On second thought, maybe wild is a better description than loud. Ken Morris of Hot Rods and Hogs is the artist behind this green goblin. He mixed all three secondary colors (which is a no-no in some art circles) but he did it in a way that works. Any kid with a crayon can scrawl a bunch of colors together but it takes a seasoned pro to do it in chromatic harmony. Rather than do your standard bike build feature, we decided to talk with him about the painter's craft.
HBB: How long have you been painting?
KM: Twenty years. I've had my shop in Stanton, California, for 16 years. I started out in Ohio with it as a hobby.
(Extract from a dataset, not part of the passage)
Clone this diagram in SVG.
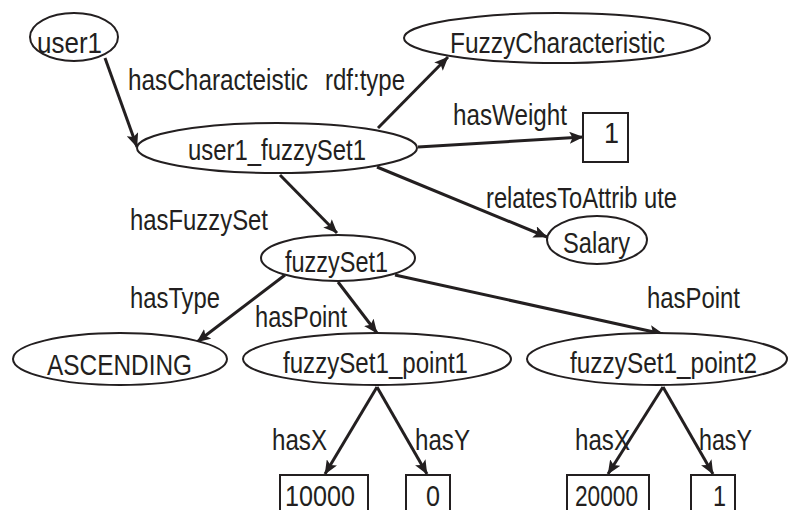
<svg xmlns="http://www.w3.org/2000/svg" width="789" height="510" viewBox="0 0 789 510">
<defs>
<style>
.n{fill:#ffffff;stroke:#231f20;stroke-width:2}
.t{font-family:"Liberation Sans",Arial,sans-serif;font-size:30px;fill:#231f20}
.c{fill:none;stroke:#231f20;stroke-width:3;marker-end:url(#ah)}
</style>
<marker id="ah" markerUnits="userSpaceOnUse" viewBox="0 0 14 12" markerWidth="14" markerHeight="12" refX="13.5" refY="6" orient="auto">
<path d="M0,0 L14,6 L0,12 L3,6 z" fill="#231f20"/>
</marker>
</defs>
<rect width="789" height="510" fill="#ffffff"/>
<g id="connectors">
<line class="c" x1="105" y1="58" x2="137" y2="147"/>
<line class="c" x1="378" y1="128" x2="448" y2="57"/>
<line class="c" x1="418" y1="147" x2="583" y2="137"/>
<line class="c" x1="377" y1="167" x2="547" y2="237"/>
<line class="c" x1="280" y1="175" x2="337" y2="233"/>
<line class="c" x1="285" y1="275" x2="197" y2="342"/>
<line class="c" x1="338" y1="282" x2="377" y2="333"/>
<line class="c" x1="395" y1="275" x2="663" y2="334"/>
<line class="c" x1="377" y1="387" x2="325" y2="474"/>
<line class="c" x1="377" y1="387" x2="427" y2="474"/>
<line class="c" x1="663" y1="387" x2="608" y2="474"/>
<line class="c" x1="663" y1="387" x2="713" y2="474"/>
</g>
<g id="labels">
<text class="t" x="128" y="90" textLength="180" lengthAdjust="spacingAndGlyphs">hasCharacteistic</text>
<text class="t" x="325" y="90" textLength="80" lengthAdjust="spacingAndGlyphs">rdf:type</text>
<text class="t" x="453" y="125" textLength="114" lengthAdjust="spacingAndGlyphs">hasWeight</text>
<text class="t" x="486" y="208" textLength="191" lengthAdjust="spacingAndGlyphs">relatesToAttrib ute</text>
<text class="t" x="130" y="230" textLength="138" lengthAdjust="spacingAndGlyphs">hasFuzzySet</text>
<text class="t" x="130" y="308" textLength="90" lengthAdjust="spacingAndGlyphs">hasType</text>
<text class="t" x="255" y="327" textLength="92" lengthAdjust="spacingAndGlyphs">hasPoint</text>
<text class="t" x="647" y="308" textLength="93" lengthAdjust="spacingAndGlyphs">hasPoint</text>
<text class="t" x="272" y="450" textLength="55" lengthAdjust="spacingAndGlyphs">hasX</text>
<text class="t" x="415" y="450" textLength="55" lengthAdjust="spacingAndGlyphs">hasY</text>
<text class="t" x="575" y="450" textLength="55" lengthAdjust="spacingAndGlyphs">hasX</text>
<text class="t" x="699" y="450" textLength="53" lengthAdjust="spacingAndGlyphs">hasY</text>
</g>
<g id="user1">
<ellipse class="n" cx="74" cy="37" rx="44" ry="24"/>
<text class="t" x="37" y="53" textLength="65" lengthAdjust="spacingAndGlyphs">user1</text>
</g>
<g id="FuzzyCharacteristic">
<ellipse class="n" cx="557" cy="38" rx="153" ry="25"/>
<text class="t" x="450" y="53" textLength="215" lengthAdjust="spacingAndGlyphs">FuzzyCharacteristic</text>
</g>
<g id="user1_fuzzySet1">
<ellipse class="n" cx="277" cy="148" rx="140" ry="25"/>
<text class="t" x="188" y="160" textLength="178" lengthAdjust="spacingAndGlyphs">user1_fuzzySet1</text>
</g>
<g id="weight">
<rect class="n" x="583" y="113" width="45" height="49"/>
<text class="t" x="604" y="143" textLength="15" lengthAdjust="spacingAndGlyphs">1</text>
</g>
<g id="Salary">
<ellipse class="n" cx="597" cy="240" rx="50" ry="24"/>
<text class="t" x="563" y="253" textLength="67" lengthAdjust="spacingAndGlyphs">Salary</text>
</g>
<g id="fuzzySet1">
<ellipse class="n" cx="338" cy="258" rx="77" ry="23"/>
<text class="t" x="285" y="272" textLength="103" lengthAdjust="spacingAndGlyphs">fuzzySet1</text>
</g>
<g id="ASCENDING">
<ellipse class="n" cx="120" cy="359" rx="107" ry="26"/>
<text class="t" x="47" y="375" textLength="145" lengthAdjust="spacingAndGlyphs">ASCENDING</text>
</g>
<g id="fuzzySet1_point1">
<ellipse class="n" cx="377" cy="359" rx="134" ry="26"/>
<text class="t" x="283" y="373" textLength="185" lengthAdjust="spacingAndGlyphs">fuzzySet1_point1</text>
</g>
<g id="fuzzySet1_point2">
<ellipse class="n" cx="657" cy="359" rx="130" ry="26"/>
<text class="t" x="570" y="373" textLength="187" lengthAdjust="spacingAndGlyphs">fuzzySet1_point2</text>
</g>
<g id="x1">
<rect class="n" x="280" y="475" width="88" height="50"/>
<text class="t" x="285" y="506" textLength="70" lengthAdjust="spacingAndGlyphs">10000</text>
</g>
<g id="y1">
<rect class="n" x="406" y="475" width="44" height="50"/>
<text class="t" x="426" y="506" textLength="14" lengthAdjust="spacingAndGlyphs">0</text>
</g>
<g id="x2">
<rect class="n" x="567" y="475" width="82" height="50"/>
<text class="t" x="575" y="506" textLength="63" lengthAdjust="spacingAndGlyphs">20000</text>
</g>
<g id="y2">
<rect class="n" x="691" y="475" width="44" height="50"/>
<text class="t" x="713" y="506" textLength="13" lengthAdjust="spacingAndGlyphs">1</text>
</g>
</svg>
I came out to California in '79 thinking I'd just step into it but I was wrong. Eventually, though, I rented out Boyd Coddington's old place as my own shop.
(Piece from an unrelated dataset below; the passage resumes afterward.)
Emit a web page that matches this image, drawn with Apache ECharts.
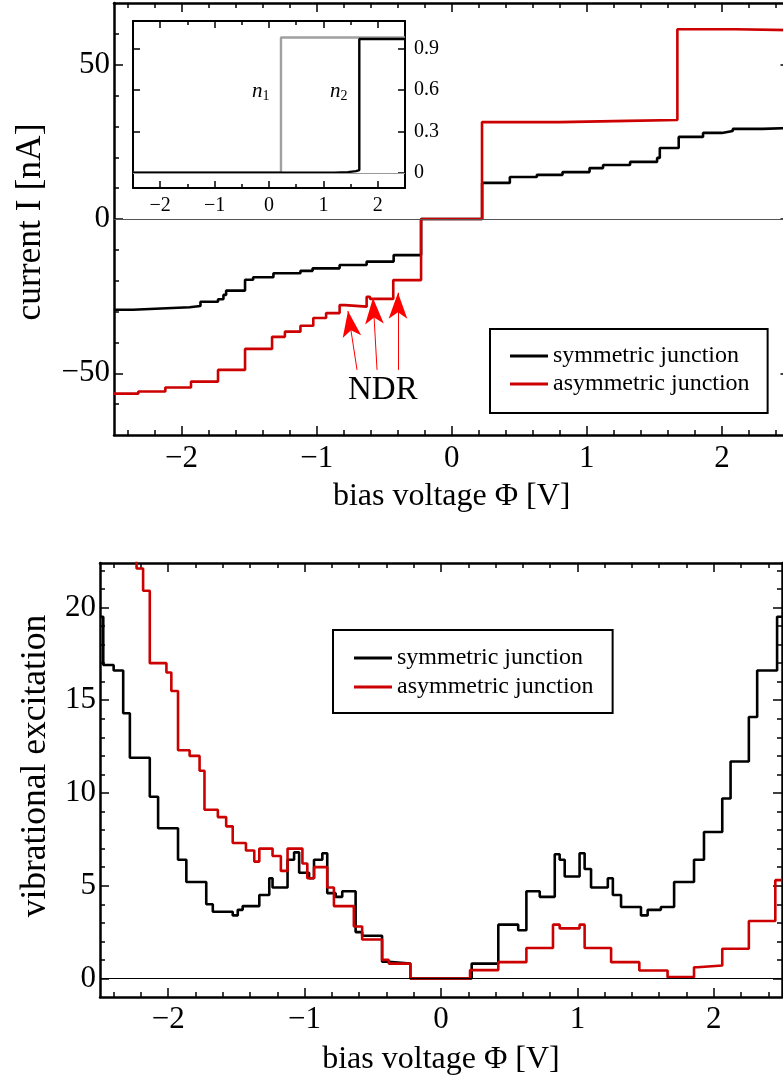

HBB: How'd the idea for this paint scheme come about?
KM: Forrest Nolan at Bartels came to me and said he wanted something that wasn't conservative; wanted to do something over-the-top to showcase the shop and paint. I sat down and thought about it but didn't make any sketches. We used an anti-freeze green we developed at the shop. I winged it. No rhyme or reason. I've been doing this so long it came out of my fingers with a roll of tape. We do a lot of wild stuff and we've been painting for Bartels for 16 years. It's cool we finally got to do something wild for them.
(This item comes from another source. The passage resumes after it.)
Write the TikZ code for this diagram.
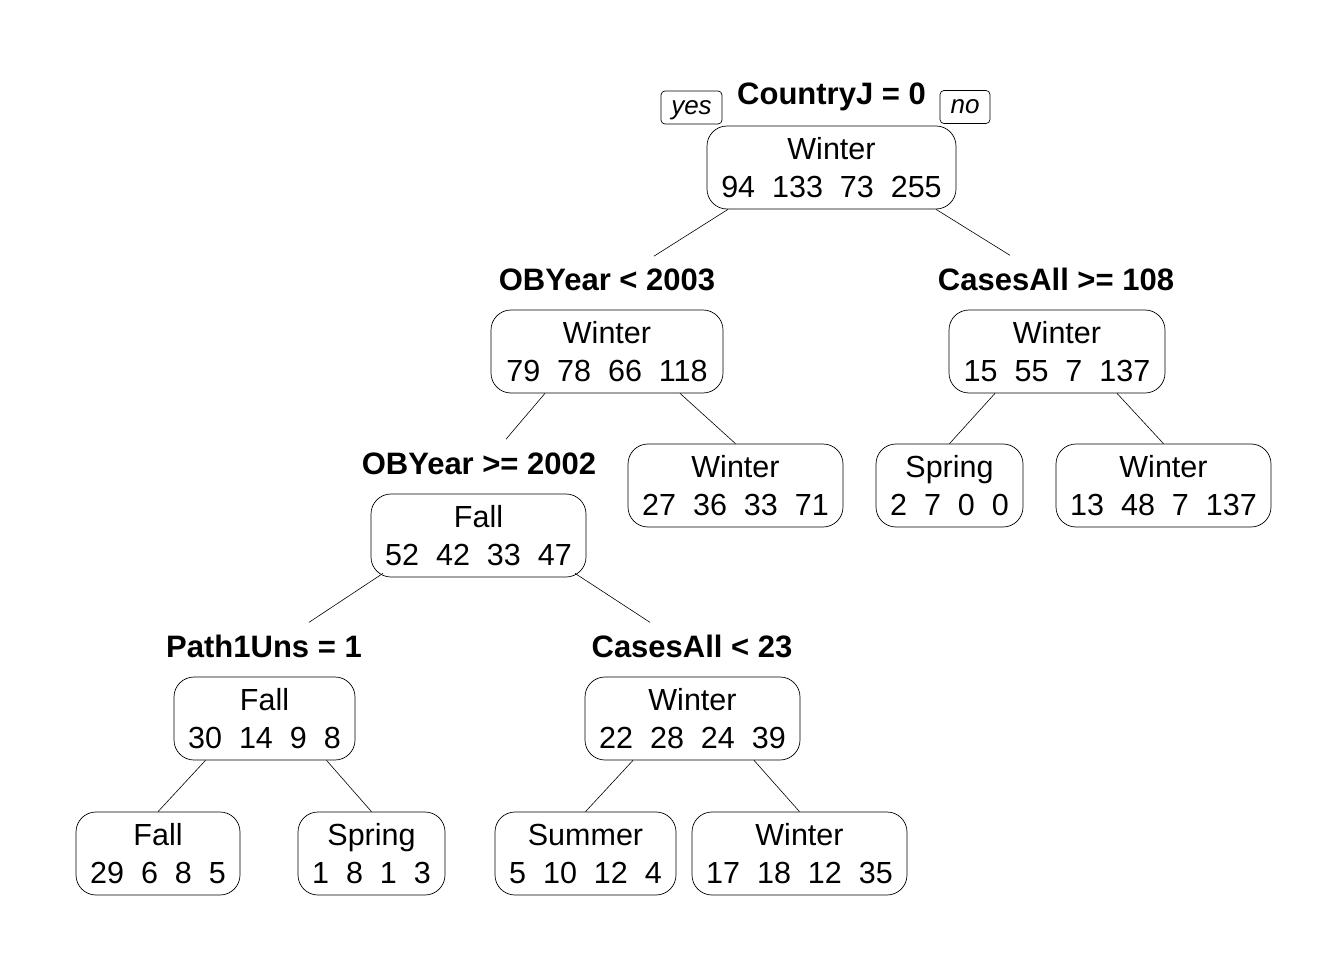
\documentclass[tikz,border=0pt]{standalone}
\usepackage{fontspec}
\setmainfont{Liberation Sans}
\usetikzlibrary{calc}
\begin{document}
\begin{tikzpicture}[x=1pt,y=-1pt,
  box/.style={draw, line width=0.7pt, rounded corners=20pt, inner sep=0pt,
    minimum height=83pt, align=center,
    font=\fontsize{30.5}{38}\selectfont},
  split/.style={anchor=base, inner sep=0pt, font=\fontsize{31}{36}\selectfont\bfseries},
  yn/.style={draw, line width=0.7pt, rounded corners=4pt, inner sep=0pt,
    minimum height=33pt, text height=13.5pt, text depth=0pt,
    font=\fontsize{26}{28}\selectfont\itshape},
  edge/.style={line width=0.6pt}]
\useasboundingbox (0,0) rectangle (1344,960);
% root
\node[split] (l1) at (831.5,105) {CountryJ = 0};
\node[yn, minimum width=61pt] (yes) at (691.5,107.5) {yes};
\node[yn, minimum width=50pt] (no) at (965,107) {no};
\node[box, minimum width=249pt] (n1) at (831.5,167.5) {Winter\\94\ \ 133\ \ 73\ \ 255};
% level 2
\node[split] (l2) at (607,290) {OBYear < 2003};
\node[box, minimum width=232pt] (n2) at (607,351.5) {Winter\\79\ \ 78\ \ 66\ \ 118};
\node[split] (l3) at (1056,290) {CasesAll >= 108};
\node[box, minimum width=216pt] (n3) at (1057,351.5) {Winter\\15\ \ 55\ \ 7\ \ 137};
% level 3
\node[split] (l4) at (479,474) {OBYear >= 2002};
\node[box, minimum width=215pt] (n4) at (478.5,535.5) {Fall\\52\ \ 42\ \ 33\ \ 47};
\node[box, minimum width=215pt] (n5) at (735.5,485.5) {Winter\\27\ \ 36\ \ 33\ \ 71};
\node[box, minimum width=147pt] (n6) at (949.5,485.5) {Spring\\2\ \ 7\ \ 0\ \ 0};
\node[box, minimum width=215pt] (n7) at (1163.5,485.5) {Winter\\13\ \ 48\ \ 7\ \ 137};
% level 4
\node[split] (l8) at (264,657) {Path1Uns = 1};
\node[box, minimum width=181pt] (n8) at (264.5,718.5) {Fall\\30\ \ 14\ \ 9\ \ 8};
\node[split] (l9) at (692,657) {CasesAll < 23};
\node[box, minimum width=215pt] (n9) at (692.5,718.5) {Winter\\22\ \ 28\ \ 24\ \ 39};
% leaves
\node[box, minimum width=164pt] (n10) at (158,853.5) {Fall\\29\ \ 6\ \ 8\ \ 5};
\node[box, minimum width=147pt] (n11) at (371.5,853.5) {Spring\\1\ \ 8\ \ 1\ \ 3};
\node[box, minimum width=181pt] (n12) at (585.5,853.5) {Summer\\5\ \ 10\ \ 12\ \ 4};
\node[box, minimum width=215pt] (n13) at (799.5,853.5) {Winter\\17\ \ 18\ \ 12\ \ 35};
% edges
\draw[edge] ($(n1.south)+(-103.5,0)$) -- ($(l2.north)+(47,-12)$);
\draw[edge] ($(n1.south)+(104.5,0)$) -- ($(l3.north)+(-46,-12)$);
\draw[edge] ($(n2.south)+(-62,0)$) -- ($(l4.north)+(27,-13)$);
\draw[edge] ($(n2.south)+(73,0)$) -- (n5.north);
\draw[edge] ($(n3.south)+(-62,0)$) -- (n6.north);
\draw[edge] ($(n3.south)+(60,0)$) -- (n7.north);
\draw[edge] ($(n4.south)+(-95.5,-4)$) -- ($(l8.north)+(45,-12)$);
\draw[edge] ($(n4.south)+(96.5,-4)$) -- ($(l9.north)+(-42,-12)$);
\draw[edge] ($(n8.south)+(-59,0)$) -- (n10.north);
\draw[edge] ($(n8.south)+(62,0)$) -- (n11.north);
\draw[edge] ($(n9.south)+(-59.5,0)$) -- (n12.north);
\draw[edge] ($(n9.south)+(61.5,0)$) -- (n13.north);
\end{tikzpicture}
\end{document}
HBB: Why the green and purple? Isn't mixing them in a project a design no-no?
KM: No, not really. It used to be. Green was thought to be bad luck in the old racing days but times change. I like green. It works with a lot of colors and the two (green and purple) are so opposite they actually work. I can see in my mind which colors work.
HBB: Tell us about painting this bike. How'd you go about it?
KM: The graphics are just what works with the flow of the bike. I laid the pieces out and stared at them to see how they interact. I do all the major graphics and my girlfriend does the airbrush. She adds the shadowy dimension. Dennis Ricleffs has been working with me for 16 years and he's been around for 45 years. He's very well known. It's a great collaboration. I don't have to worry about the stripes or brushing. It's really cool and we enjoy doing it. Working like this frees me up to do a lot of sheetmetal and plan stuff. I love fabricating sheetmetal and making stuff no one's ever seen before. Once it was all put together, it flowed pretty nice.
HBB: How long did it take?
KM: I can't tell you how many tape-outs there were but there are probably a total of 60 combined man hours in it.
HBB: What's the hardest part of painting a bagger?
KM: Being able to lay out the graphic because the pieces lay out a certain way. It's hard to make it flow unless you have the whole bike or a way to mock it up. The lines really have to line up between the fairing, panels, bags, and so forth. It's also a matter of knowing what colors work. At the end of the day it's the same as with a chopper. But with a chopper the parts are further apart so the individual pieces have to work but the overall flow isn't as important as with a bagger.
HBB: Okay, let's go the other route. What's easiest about doing a bagger?
KM: It's funny what's easy or difficult. I guess the base color. It's easy if the customer gives you a direction and backs off of you to make it happen. Artistic freedom makes it a lot easier rather than a strict guideline. I've only had a handful of people who ran the reins tight. What they had in their heads wasn't what ended up on the bike. Still, we've not had one comeback in 16 years of painting. The customers walk out pretty happy.